Return exactly, and only, the lines from the one holding "Write the React, TypeScript" through the one holding "import * as echarts from 'echarts';", both included; the pictures stay out.

§ Provided information:
· · ·
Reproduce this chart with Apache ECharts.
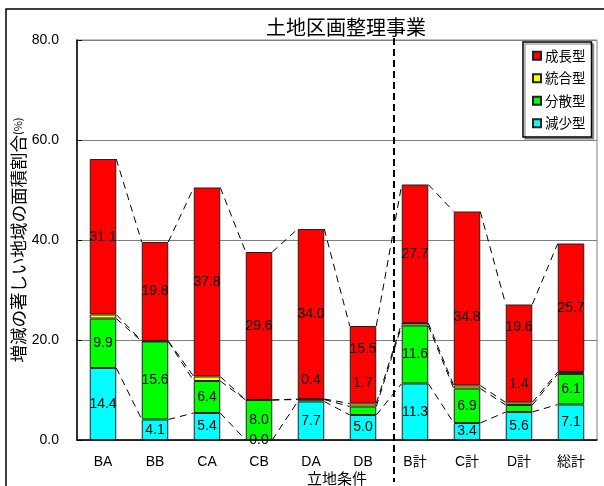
· · ·
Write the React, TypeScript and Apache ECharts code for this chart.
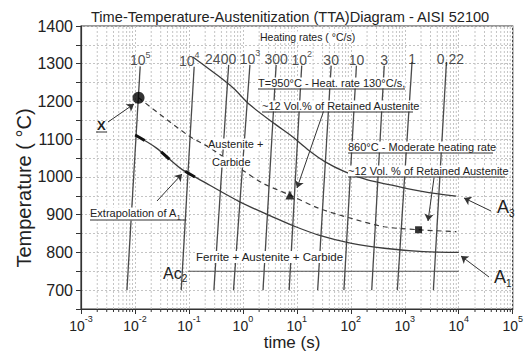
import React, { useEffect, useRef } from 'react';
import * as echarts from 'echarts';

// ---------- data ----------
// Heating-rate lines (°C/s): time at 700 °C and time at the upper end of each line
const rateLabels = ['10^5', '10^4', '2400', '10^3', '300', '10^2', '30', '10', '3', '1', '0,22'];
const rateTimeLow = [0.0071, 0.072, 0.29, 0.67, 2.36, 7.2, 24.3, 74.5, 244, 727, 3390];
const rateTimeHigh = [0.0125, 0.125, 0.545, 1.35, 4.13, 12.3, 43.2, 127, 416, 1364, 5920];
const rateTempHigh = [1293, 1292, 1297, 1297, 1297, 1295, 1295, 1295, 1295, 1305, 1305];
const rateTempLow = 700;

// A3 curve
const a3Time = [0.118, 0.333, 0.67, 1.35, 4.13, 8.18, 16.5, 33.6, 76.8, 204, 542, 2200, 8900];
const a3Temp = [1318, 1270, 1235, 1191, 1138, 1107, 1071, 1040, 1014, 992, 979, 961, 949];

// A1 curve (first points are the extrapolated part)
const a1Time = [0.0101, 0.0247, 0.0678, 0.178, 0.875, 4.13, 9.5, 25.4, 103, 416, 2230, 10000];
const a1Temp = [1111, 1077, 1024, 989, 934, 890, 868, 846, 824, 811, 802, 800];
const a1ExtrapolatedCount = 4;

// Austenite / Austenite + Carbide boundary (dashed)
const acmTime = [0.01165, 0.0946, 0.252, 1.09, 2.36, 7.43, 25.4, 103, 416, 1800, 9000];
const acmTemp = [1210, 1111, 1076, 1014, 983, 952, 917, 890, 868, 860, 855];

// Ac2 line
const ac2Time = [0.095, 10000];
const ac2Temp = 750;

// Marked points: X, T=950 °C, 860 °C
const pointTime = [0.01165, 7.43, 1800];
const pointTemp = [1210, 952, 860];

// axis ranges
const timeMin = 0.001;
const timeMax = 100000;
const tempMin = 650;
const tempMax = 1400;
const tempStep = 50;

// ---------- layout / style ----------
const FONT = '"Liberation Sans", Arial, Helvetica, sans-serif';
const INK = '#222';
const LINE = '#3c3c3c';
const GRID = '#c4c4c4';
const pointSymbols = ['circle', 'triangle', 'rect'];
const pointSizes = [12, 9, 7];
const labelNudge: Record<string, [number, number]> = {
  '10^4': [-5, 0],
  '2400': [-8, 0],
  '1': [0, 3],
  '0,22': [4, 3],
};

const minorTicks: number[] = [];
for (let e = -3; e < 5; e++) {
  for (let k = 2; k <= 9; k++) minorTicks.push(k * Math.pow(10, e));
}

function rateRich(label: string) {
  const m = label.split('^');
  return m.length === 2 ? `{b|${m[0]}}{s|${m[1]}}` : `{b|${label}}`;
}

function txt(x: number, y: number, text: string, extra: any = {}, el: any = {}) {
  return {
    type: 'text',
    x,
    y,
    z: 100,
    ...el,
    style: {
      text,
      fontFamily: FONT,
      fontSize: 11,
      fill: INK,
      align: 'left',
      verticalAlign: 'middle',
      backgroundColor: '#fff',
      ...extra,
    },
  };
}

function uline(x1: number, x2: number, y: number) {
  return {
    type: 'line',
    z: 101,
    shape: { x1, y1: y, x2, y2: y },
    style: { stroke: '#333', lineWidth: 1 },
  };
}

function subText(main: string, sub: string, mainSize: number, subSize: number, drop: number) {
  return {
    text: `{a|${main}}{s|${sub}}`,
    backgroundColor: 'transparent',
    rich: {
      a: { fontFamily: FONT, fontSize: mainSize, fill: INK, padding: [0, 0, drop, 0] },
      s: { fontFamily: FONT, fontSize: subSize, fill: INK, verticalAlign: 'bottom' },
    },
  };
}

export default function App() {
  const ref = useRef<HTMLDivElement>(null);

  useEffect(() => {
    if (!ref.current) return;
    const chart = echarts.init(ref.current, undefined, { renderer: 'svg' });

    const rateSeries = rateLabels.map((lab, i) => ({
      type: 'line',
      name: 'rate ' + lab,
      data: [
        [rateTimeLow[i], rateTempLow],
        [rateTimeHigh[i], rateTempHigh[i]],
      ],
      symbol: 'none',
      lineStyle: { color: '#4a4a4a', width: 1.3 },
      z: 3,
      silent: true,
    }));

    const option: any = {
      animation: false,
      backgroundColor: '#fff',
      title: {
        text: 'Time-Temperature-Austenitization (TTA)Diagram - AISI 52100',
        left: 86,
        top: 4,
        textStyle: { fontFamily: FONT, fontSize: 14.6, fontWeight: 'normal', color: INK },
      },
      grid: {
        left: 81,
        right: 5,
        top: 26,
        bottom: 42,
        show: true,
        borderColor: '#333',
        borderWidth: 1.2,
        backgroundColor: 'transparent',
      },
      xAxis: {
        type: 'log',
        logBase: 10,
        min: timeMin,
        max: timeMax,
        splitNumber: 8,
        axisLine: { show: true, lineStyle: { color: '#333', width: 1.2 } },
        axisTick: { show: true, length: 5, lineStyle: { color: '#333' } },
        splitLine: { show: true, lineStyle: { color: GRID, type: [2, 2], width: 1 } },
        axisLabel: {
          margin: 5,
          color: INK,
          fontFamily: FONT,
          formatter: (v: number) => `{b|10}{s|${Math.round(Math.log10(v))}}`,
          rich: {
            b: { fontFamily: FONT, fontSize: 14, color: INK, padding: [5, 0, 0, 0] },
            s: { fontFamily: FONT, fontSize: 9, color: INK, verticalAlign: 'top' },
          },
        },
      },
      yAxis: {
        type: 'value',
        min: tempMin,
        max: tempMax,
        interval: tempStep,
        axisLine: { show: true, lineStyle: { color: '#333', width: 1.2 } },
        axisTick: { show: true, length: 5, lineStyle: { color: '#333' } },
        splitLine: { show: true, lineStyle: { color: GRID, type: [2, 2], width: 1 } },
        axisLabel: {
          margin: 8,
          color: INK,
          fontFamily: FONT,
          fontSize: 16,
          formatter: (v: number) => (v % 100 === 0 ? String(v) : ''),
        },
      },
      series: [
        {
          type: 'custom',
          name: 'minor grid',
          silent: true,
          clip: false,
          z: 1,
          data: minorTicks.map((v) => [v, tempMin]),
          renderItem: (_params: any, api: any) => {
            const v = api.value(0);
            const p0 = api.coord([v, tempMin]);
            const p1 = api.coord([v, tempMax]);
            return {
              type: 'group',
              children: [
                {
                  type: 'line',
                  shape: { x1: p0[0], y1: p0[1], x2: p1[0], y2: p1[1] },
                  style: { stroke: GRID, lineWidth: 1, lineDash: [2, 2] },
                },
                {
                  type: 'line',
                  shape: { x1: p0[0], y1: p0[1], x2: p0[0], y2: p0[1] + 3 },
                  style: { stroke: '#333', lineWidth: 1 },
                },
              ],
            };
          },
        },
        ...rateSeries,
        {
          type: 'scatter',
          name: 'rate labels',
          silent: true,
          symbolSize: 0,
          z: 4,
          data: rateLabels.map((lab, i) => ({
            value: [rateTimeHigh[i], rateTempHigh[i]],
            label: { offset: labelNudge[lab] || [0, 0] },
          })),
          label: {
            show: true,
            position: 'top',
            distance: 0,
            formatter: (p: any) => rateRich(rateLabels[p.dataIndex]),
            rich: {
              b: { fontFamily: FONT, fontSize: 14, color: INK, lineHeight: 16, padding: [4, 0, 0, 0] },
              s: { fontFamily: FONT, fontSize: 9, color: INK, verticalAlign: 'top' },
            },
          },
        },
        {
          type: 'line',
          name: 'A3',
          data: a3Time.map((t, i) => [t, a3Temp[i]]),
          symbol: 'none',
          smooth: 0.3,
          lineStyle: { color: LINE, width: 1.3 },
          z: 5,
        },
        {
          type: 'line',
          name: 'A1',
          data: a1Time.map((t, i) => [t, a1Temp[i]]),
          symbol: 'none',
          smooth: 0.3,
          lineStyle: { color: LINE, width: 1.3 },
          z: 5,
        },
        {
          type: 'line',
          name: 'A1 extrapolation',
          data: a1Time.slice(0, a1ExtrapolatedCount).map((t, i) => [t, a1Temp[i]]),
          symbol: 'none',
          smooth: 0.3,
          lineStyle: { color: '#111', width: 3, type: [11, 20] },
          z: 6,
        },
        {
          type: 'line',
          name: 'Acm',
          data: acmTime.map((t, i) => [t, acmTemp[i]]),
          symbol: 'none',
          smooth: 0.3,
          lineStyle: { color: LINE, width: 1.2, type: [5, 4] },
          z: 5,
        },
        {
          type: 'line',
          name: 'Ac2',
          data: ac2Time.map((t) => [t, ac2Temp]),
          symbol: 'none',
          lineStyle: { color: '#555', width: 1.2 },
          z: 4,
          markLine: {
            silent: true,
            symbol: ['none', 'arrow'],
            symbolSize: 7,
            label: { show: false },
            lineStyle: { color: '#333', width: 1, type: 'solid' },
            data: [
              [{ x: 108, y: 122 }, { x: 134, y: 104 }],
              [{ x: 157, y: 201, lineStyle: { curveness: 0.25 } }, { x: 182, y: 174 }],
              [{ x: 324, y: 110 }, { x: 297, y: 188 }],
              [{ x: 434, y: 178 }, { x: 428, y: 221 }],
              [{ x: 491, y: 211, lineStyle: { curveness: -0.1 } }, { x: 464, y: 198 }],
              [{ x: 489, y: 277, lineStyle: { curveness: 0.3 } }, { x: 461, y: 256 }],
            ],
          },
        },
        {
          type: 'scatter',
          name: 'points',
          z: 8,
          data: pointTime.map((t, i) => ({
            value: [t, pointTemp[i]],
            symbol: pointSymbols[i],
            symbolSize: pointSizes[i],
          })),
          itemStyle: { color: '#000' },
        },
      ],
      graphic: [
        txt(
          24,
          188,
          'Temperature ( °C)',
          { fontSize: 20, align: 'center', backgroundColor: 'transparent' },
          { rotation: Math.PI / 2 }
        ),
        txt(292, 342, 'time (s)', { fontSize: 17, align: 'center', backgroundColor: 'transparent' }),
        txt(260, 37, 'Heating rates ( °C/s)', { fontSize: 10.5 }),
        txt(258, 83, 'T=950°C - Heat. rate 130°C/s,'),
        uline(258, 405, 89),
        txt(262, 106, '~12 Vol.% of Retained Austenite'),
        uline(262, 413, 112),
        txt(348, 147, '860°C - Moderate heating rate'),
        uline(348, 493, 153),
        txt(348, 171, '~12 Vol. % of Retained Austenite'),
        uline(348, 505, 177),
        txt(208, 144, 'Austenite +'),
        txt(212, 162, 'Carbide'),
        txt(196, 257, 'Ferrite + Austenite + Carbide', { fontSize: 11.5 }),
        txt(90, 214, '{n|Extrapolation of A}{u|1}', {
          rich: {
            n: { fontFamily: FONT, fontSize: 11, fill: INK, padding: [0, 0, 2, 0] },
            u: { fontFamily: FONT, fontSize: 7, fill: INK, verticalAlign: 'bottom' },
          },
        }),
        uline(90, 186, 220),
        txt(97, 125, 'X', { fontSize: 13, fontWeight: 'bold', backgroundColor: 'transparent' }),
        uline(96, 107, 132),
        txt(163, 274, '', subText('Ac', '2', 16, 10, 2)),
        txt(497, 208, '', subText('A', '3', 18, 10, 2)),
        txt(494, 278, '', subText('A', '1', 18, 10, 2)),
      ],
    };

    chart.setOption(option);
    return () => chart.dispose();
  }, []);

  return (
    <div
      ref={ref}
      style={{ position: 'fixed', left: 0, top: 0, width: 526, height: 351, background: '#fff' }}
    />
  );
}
· · ·
§ Problem solution:
Write the React, TypeScript and Apache ECharts code for this chart.
import React, { useEffect, useRef } from 'react';
import * as echarts from 'echarts';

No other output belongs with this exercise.